◆ **DATA LINES**
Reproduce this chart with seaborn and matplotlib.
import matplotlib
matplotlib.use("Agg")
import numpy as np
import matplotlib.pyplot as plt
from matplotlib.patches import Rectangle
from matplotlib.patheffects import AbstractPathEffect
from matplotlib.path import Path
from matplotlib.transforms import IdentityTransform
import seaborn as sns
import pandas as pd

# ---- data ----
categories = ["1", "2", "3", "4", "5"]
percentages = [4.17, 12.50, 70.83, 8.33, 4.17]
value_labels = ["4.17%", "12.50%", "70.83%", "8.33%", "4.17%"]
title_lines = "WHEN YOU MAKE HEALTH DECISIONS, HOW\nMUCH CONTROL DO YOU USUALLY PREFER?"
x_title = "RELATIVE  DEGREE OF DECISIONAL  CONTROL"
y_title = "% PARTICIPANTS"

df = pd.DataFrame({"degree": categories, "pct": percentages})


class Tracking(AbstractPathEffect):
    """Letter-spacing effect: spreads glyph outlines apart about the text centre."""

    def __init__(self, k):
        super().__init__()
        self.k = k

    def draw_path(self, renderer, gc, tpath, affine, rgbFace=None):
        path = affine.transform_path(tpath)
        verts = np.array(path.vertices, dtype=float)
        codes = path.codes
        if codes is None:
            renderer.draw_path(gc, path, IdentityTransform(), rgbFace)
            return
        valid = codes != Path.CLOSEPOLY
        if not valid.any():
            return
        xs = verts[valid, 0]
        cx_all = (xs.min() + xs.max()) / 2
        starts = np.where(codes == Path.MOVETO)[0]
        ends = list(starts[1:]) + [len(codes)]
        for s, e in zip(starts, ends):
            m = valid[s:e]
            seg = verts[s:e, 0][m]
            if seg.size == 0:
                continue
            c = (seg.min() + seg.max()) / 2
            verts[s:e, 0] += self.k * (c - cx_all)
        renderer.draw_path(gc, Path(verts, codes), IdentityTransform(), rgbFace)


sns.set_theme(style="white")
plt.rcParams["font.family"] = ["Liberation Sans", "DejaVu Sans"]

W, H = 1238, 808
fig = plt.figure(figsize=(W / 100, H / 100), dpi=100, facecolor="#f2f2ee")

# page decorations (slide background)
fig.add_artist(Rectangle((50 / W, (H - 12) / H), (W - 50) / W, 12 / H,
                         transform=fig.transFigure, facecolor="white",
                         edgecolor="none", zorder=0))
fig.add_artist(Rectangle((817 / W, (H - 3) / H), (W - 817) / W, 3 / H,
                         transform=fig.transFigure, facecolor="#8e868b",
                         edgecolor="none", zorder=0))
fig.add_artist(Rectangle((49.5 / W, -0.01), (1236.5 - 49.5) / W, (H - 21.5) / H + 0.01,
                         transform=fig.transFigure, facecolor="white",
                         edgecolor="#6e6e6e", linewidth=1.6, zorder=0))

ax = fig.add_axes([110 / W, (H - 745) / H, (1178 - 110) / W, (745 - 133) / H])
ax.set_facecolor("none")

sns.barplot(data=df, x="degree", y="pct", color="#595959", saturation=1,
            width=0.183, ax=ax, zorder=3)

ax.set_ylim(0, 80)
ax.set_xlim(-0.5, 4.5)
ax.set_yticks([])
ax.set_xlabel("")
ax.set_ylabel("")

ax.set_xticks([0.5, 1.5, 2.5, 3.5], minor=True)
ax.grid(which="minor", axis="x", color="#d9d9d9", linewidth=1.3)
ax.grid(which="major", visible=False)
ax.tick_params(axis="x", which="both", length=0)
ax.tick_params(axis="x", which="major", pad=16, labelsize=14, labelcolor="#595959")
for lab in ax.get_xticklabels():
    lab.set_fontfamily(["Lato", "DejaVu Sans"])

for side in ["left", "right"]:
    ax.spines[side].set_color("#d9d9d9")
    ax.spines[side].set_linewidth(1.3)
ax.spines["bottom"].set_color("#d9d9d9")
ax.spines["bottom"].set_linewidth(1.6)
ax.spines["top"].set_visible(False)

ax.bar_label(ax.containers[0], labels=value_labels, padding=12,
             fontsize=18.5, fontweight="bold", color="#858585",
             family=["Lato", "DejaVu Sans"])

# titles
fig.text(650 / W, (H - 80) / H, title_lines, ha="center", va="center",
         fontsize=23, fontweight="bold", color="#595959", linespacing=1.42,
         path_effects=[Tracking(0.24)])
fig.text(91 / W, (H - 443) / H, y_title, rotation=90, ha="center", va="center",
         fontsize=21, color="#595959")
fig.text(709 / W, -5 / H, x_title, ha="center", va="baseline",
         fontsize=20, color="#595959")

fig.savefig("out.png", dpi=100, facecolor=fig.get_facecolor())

◆ **REQUIRED TASK**
Find how many lines include the string "seaborn" and report that number alone.

◆ **WRITTEN SOLUTION**
2